As much as the world adores the world of Felicity and yearns for a reunion, Russell breaks the news that there isn’t one in the foreseeable future. However, she does hang out with Amanda Foreman (a.k.a. Mandy, who played Megan, her snarky Wiccan roommate with a heart of gold) often. Since there won’t be a reunion, I give Russell the ultimate “what if” scenario of her current and past work: Who of the cast of Felicity would survive in the Planet of the Apes?
“I’m not wrong when I say [Scott] Speedman has a little Jason Clarke in him—they are the same in spirit,” Russell says. “Scott Foley would be pretty resourceful.”
After jokingly saying they would “eat Greg Grunberg,” she thinks about who would perish among a world of apes. She reluctantly mentions her dear friend Mandy—with a story to back her decision.

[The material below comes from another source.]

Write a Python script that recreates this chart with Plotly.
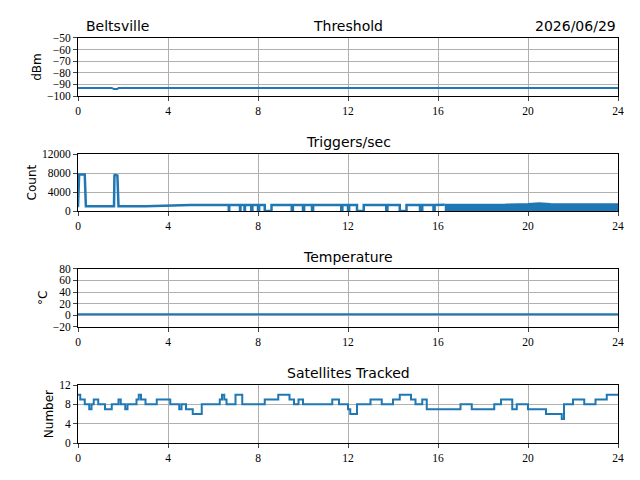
import plotly.graph_objects as go

hours_ticks = [0, 4, 8, 12, 16, 20, 24]

thr_t = [0, 1.5, 1.6, 1.75, 1.8, 6.5, 10.0, 14.0, 18.0, 24]
thr_v = [-93, -93, -94, -94, -93, -93, -93, -93, -93, -93]

trig_t = [0, 0.02, 0.05, 0.3, 0.32, 0.35, 1.6, 1.62, 1.65, 1.75, 1.77, 1.8, 3.0, 4.0, 5.0, 6.0, 6.7, 6.7, 6.72, 6.72,
          7.2, 7.2, 7.22, 7.22, 7.4, 7.4, 7.42, 7.42, 7.7, 7.7, 7.75, 7.75, 8.0, 8.0, 8.05, 8.05, 8.3, 8.3, 8.6, 8.6,
          9.5, 9.5, 9.55, 9.55, 10.0, 10.0, 10.05, 10.05, 10.4, 10.4, 10.45, 10.45, 11.7, 11.7, 11.75, 11.75,
          12.0, 12.0, 12.05, 12.05, 12.4, 12.4, 12.7, 12.7, 13.7, 13.7, 13.75, 13.75, 14.3, 14.3, 14.6, 14.6,
          15.2, 15.2, 15.3, 15.3, 15.8, 15.8, 15.85, 15.85, 16.3]
trig_v = [800, 7600, 7700, 7700, 1000, 1000, 1000, 7700, 7600, 7500, 1000, 1000, 1000, 1200, 1250, 1250, 1250, 0, 0, 1250,
          1250, 0, 0, 1250, 1250, 0, 0, 1250, 1250, 0, 0, 1250, 1250, 0, 0, 1250, 1250, 0, 0, 1250,
          1250, 0, 0, 1250, 1250, 0, 0, 1250, 1250, 0, 0, 1250, 1250, 0, 0, 1250,
          1250, 0, 0, 1250, 1250, 0, 0, 1250, 1250, 0, 0, 1250, 1250, 0, 0, 1250,
          1250, 0, 0, 1250, 1250, 0, 0, 1250, 1300]
dense_t = [16.3, 17.0, 18.0, 19.0, 20.0, 20.5, 21.0, 22.0, 23.0, 24.0]
dense_v = [1300, 1300, 1300, 1350, 1500, 1650, 1500, 1450, 1400, 1400]

temp_t = [0, 24]
temp_v = [2, 2]

sat_t = [0, 0.1, 0.3, 0.5, 0.6, 0.7, 0.9, 1.2, 1.5, 1.8, 1.9, 2.1, 2.2, 2.4, 2.6, 2.7, 2.8, 3.0, 3.5, 3.9, 4.1, 4.5, 4.6,
         4.8, 5.1, 5.5, 6.3, 6.4, 6.5, 6.6, 7.0, 7.3, 8.3, 8.9, 9.4, 9.6, 9.8, 10.0, 10.5, 11.3, 11.6, 12.0, 12.1, 12.4,
         13.0, 13.5, 14.0, 14.3, 14.8, 15.0, 15.3, 15.5, 16.0, 17.0, 17.5, 18.5, 18.8, 19.3, 19.5, 20.0, 20.8, 21.5,
         21.6, 22.0, 22.5, 23.0, 23.5, 24.0]
sat_v = [10, 9, 8, 7, 8, 9, 8, 7, 8, 9, 8, 7, 8, 8, 9, 10, 9, 8, 9, 9, 8, 7, 8,
         7, 6, 8, 9, 10, 9, 8, 10, 8, 9, 10, 9, 8, 9, 8, 8, 9, 8, 7, 6, 8,
         9, 8, 9, 10, 9, 8, 9, 7, 7, 8, 7, 8, 9, 7, 8, 7, 6, 5,
         8, 9, 8, 9, 10, 10]

blue = "#1f77b4"
fig = go.Figure()
fig.add_trace(go.Scatter(x=thr_t, y=thr_v, mode="lines", line=dict(color=blue, width=2), xaxis="x", yaxis="y"))
fig.add_trace(go.Scatter(x=trig_t, y=trig_v, mode="lines", line=dict(color=blue, width=2.5), xaxis="x2", yaxis="y2"))
fig.add_trace(go.Scatter(x=dense_t, y=dense_v, mode="lines", fill="tozeroy", fillcolor=blue,
                         line=dict(color=blue, width=2), xaxis="x2", yaxis="y2"))
fig.add_trace(go.Scatter(x=temp_t, y=temp_v, mode="lines", line=dict(color=blue, width=2), xaxis="x3", yaxis="y3"))
fig.add_trace(go.Scatter(x=sat_t, y=sat_v, mode="lines", line=dict(color=blue, width=2, shape="hv"), xaxis="x4", yaxis="y4"))

off = 7 / 480
domains = [[0.802 + off, 0.923 + off], [0.5625 + off, 0.681 + off], [0.321 + off, 0.442 + off], [0.079 + off, 0.2 + off]]
yinfo = [([-100, -50], [-100, -90, -80, -70, -60, -50], "dBm"),
         ([0, 12000], [0, 4000, 8000, 12000], "Count"),
         ([-20, 80], [-20, 0, 20, 40, 60, 80], "°C"),
         ([0, 12], [0, 4, 8, 12], "Number")]
xdom = [70 / 640, 610 / 640]
tickfont = dict(family="Liberation Serif", size=11.5, color="black")
ax_common = dict(showline=True, linecolor="black", linewidth=1, mirror=True, ticks="outside", ticklen=4,
                 showgrid=True, gridcolor="#b0b0b0", zeroline=False, tickfont=tickfont, automargin=False)
lay = {}
for i, (d, (rng, tv, lbl)) in enumerate(zip(domains, yinfo)):
    s = "" if i == 0 else str(i + 1)
    lay["xaxis" + s] = dict(domain=xdom, range=[0, 24], tickvals=hours_ticks,
                            anchor="y" + s, **ax_common)
    lay["yaxis" + s] = dict(domain=d, range=rng, tickvals=tv, tickformat="d", anchor="x" + s,
                            title=dict(text=lbl, font=dict(family="DejaVu Sans", size=12, color="black"), standoff=2),
                            **ax_common)

titles = [("Threshold", domains[0][1]), ("Triggers/sec", domains[1][1]), ("Temperature", domains[2][1]),
          ("Satellites Tracked", domains[3][1])]
xc = (xdom[0] + xdom[1]) / 2
ann = [dict(text=t, x=xc, y=y, xref="paper", yref="paper", xanchor="center", yanchor="bottom", yshift=2,
            showarrow=False, font=dict(family="DejaVu Sans", size=14, color="black")) for t, y in titles]
ann.append(dict(text="Beltsville", x=xdom[0] + 0.01, y=domains[0][1], xref="paper", yref="paper", xanchor="left",
                yanchor="bottom", yshift=2, showarrow=False, font=dict(family="DejaVu Sans", size=14, color="black")))
ann.append(dict(text="2026/06/29", x=xdom[1], y=domains[0][1], xref="paper", yref="paper", xanchor="right",
                yanchor="bottom", yshift=2, showarrow=False, font=dict(family="DejaVu Sans", size=14, color="black")))

fig.update_layout(width=640, height=480, margin=dict(l=0, r=0, t=0, b=0, autoexpand=False), showlegend=False,
                  plot_bgcolor="white", paper_bgcolor="white", annotations=ann, **lay)
fig.write_html("out.html")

“She and I were once were in the ocean with group of people—and one of those people happened to be Anthony Kiedis,” Russell says. “While we were swimming, a riptide came. By the way, I would like to stand by the fact that I am an excellent swimmer. Next thing I know, Mandy came over hanging onto a surfboard with a lifeguard and I was like, ‘Are you serious? You don’t know how to swim against a tide? Are you serious right now?’ They were serious. Mandy will hate me for saying this.”
As for herself, Russell doesn’t think twice.
“I’m going to vote that I’m a pretty good survivor,” Russell says with a confident smile.